Due Date: Friday, March 6 – with a free extension
Turn-in link: Modern Graphical Perception on Canvas
Note: I want to make this be due on Friday, to keep the class pattern uniform. However, we won’t count your initial posting as late providing you make it by Wednesday, March 11th. But be warned, there is a lot of other stuff coming up.
From the week’s readings, you already saw how people were doing experiments in graphical perception in order to develop the guidelines to inform our design choices. This quest to understand these basic issues is continuing. The goal of this assignment is to give you a sense of what the more current graphical perception literature is like, both in terms of its style and its results.
I would like you to pick 2 papers from the following list. If you’re a Statistics student, I strongly recommend that you read 2 (since this issue comes up a lot). Also, pick either 4 or 5 but not both.
- Javed, W., McDonnel, B., & Elmqvist, N. (2010). Graphical perception of multiple time series. IEEE Transactions on Visualization and Computer Graphics, 16(6), 927–34. doi:10.1109/TVCG.2010.162 (author link)
- Talbot, J., Gerth, J., & Hanrahan, P. (2011). Arc length-based aspect ratio selection.

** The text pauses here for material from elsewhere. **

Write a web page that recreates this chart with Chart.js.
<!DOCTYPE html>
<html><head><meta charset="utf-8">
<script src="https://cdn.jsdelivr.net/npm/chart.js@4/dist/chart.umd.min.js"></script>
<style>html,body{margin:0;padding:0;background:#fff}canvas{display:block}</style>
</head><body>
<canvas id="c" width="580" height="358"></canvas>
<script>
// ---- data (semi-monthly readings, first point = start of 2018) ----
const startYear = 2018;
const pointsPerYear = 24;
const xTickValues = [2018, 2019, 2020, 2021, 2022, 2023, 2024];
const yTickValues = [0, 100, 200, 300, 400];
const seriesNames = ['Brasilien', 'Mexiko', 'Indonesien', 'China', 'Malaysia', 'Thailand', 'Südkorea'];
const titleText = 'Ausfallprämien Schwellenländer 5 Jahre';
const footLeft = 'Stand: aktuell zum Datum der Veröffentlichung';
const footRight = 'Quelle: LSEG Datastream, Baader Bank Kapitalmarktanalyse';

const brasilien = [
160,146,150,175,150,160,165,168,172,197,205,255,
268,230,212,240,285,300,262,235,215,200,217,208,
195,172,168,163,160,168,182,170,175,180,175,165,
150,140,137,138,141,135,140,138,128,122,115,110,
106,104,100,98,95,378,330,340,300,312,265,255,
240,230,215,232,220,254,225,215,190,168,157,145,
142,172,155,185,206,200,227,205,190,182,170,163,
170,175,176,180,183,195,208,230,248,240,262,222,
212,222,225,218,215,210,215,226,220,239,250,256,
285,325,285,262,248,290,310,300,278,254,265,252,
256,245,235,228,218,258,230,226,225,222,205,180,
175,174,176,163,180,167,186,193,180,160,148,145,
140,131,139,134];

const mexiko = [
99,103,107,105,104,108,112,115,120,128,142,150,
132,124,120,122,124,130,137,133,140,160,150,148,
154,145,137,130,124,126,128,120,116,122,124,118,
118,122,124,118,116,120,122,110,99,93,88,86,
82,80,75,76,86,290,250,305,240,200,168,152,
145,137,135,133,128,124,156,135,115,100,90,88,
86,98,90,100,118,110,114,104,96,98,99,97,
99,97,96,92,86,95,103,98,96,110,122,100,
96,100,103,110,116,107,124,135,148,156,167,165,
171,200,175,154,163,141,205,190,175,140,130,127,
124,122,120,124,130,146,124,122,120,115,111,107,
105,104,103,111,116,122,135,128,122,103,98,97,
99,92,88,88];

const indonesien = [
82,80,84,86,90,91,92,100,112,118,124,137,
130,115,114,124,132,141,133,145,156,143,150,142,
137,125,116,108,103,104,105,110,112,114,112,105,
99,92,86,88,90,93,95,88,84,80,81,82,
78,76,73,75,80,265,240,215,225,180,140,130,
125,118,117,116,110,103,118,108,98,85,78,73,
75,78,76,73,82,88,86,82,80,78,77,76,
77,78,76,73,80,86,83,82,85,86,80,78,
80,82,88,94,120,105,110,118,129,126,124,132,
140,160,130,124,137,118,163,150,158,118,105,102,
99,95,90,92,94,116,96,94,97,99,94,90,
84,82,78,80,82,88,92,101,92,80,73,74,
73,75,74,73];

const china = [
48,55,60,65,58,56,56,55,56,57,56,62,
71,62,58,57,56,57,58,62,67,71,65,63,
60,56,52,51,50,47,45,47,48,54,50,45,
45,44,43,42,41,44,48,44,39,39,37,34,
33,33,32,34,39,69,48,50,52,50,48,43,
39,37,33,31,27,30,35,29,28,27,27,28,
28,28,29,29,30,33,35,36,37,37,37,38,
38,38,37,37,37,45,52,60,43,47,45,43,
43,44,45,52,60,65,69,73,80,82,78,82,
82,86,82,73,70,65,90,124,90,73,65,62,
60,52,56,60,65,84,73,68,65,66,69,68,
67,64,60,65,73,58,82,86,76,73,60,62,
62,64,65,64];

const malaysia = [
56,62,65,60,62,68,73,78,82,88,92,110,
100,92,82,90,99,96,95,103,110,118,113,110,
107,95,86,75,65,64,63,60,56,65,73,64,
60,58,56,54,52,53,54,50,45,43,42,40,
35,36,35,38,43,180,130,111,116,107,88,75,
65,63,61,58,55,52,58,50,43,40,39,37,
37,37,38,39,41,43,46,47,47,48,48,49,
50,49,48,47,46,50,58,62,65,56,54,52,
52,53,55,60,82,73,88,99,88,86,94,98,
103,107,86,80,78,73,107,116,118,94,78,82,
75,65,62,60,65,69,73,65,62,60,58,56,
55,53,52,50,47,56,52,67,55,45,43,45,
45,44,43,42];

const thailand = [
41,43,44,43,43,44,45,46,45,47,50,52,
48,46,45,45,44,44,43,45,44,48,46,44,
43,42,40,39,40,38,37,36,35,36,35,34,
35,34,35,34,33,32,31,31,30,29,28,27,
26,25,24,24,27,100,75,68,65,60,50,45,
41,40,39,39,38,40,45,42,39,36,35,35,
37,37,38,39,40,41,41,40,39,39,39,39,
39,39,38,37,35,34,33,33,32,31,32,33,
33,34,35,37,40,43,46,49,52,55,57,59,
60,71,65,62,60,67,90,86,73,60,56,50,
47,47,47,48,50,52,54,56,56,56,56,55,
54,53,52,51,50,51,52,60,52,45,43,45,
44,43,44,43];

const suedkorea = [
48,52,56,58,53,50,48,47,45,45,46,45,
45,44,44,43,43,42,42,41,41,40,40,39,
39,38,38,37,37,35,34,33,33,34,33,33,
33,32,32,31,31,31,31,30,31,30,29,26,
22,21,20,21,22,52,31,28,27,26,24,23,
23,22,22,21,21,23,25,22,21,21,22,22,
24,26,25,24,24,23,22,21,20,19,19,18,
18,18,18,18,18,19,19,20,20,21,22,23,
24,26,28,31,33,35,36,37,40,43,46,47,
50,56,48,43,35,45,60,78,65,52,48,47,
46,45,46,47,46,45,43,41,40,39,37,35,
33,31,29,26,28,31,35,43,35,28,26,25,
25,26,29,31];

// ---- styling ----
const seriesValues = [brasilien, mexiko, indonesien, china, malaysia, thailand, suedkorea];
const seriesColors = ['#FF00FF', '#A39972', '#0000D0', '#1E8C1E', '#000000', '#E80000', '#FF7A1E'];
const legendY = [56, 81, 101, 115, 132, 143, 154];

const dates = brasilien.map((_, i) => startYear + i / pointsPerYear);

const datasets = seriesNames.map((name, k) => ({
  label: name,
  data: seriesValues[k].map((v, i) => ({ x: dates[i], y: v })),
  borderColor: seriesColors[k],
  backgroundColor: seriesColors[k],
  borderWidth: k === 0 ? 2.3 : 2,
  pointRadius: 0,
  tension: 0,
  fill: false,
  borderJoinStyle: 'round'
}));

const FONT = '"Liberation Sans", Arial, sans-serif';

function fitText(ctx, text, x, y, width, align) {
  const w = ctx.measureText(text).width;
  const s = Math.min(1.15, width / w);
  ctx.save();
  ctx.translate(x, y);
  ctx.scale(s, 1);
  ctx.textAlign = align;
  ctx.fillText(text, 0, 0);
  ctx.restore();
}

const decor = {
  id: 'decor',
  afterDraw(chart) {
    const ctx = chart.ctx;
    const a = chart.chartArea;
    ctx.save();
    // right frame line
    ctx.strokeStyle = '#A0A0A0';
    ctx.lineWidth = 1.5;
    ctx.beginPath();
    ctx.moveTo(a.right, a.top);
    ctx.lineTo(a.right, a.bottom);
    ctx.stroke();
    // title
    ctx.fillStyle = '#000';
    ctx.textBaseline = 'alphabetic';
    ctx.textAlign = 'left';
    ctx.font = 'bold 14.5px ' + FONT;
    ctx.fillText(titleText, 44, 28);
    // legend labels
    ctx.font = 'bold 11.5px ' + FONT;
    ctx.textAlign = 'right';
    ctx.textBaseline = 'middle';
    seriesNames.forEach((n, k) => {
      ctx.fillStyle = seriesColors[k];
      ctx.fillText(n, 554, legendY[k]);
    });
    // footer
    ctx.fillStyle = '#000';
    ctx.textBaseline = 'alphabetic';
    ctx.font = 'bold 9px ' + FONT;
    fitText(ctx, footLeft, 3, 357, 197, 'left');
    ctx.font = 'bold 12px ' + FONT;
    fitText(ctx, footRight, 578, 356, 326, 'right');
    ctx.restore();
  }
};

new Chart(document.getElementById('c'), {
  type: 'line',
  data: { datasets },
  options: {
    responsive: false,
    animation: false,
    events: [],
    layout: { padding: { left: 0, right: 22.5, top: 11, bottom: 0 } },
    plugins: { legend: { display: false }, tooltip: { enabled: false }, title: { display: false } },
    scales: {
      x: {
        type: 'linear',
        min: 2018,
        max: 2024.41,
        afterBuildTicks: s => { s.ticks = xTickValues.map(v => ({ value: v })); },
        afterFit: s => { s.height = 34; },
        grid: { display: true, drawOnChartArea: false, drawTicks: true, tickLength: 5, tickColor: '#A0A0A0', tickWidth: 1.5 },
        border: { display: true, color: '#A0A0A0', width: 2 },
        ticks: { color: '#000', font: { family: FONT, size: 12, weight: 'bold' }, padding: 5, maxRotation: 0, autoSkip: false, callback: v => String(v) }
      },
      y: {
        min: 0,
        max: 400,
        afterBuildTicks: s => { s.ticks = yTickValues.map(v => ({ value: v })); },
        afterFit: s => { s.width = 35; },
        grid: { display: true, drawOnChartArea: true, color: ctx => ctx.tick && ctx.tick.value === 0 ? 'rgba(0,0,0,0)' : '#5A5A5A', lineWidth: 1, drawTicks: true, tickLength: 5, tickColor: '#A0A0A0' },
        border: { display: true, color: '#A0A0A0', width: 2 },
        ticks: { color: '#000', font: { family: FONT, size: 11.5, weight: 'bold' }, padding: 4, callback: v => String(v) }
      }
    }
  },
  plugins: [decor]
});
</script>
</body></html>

IEEE Transactions on Visualization and Computer Graphics, 17(12), 2276–82. doi:10.1109/TVCG.2011.167 (author link)
- Talbot, J., Setlur, V., & Anand, A. (2014). Four Experiments on the Perception of Bar Charts. IEEE Transactions on Visualization and Computer Graphics, 20(12), 2152–2160. doi:10.1109/TVCG.2014.2346320 (author link)
- Albers, D., Correll, M., & Gleicher, M. (2014). Task-Driven Evaluation of Aggregation in Time Series Visualization. Proceedings of the SIGCHI Conference on Human Factors in Computing Systems CHI Conference, 2014, 551–560. doi:10.1145/2556288.2557200 (author link)
- Correll, M. A., Alexander, E. C., & Gleicher, M. (2013). Quantity estimation in visualizations of tagged text. In Proceedings of the SIGCHI Conference on Human Factors in Computing Systems – CHI ’13 (p. 2697). New York, New York, USA: ACM Press. doi:10.1145/2470654.2481373 (author link)
When you read, don’t worry about all the gory details. But try to figure out (and write in your post):
- What is the question they are asking?
- What is the short version of the answer? (what did the paper find?)
- How might that finding influence visualization design? What does this paper tell you that you might use in your own visualizations? (assuming that you believe the results)
You may or may not want to think about the details of how the experiments were run (depending on your experimental methodologies background). But as a basic version of the question:
- How compelling is the evidence in the paper that the findings are true enough that you should believe them enough to have them influence your visualization designs?
In other words, those top questions are “what does this paper suggest that you do” and the bottom one is “do you trust the paper’s advice.” For the bottom question, it might be easier to consider the two papers together (which one do you find more convincing? why? how do their strategies of proving their point and explaining their evidence vary?)
Create a posting on the Canvas discussion that answers these questions for the two papers.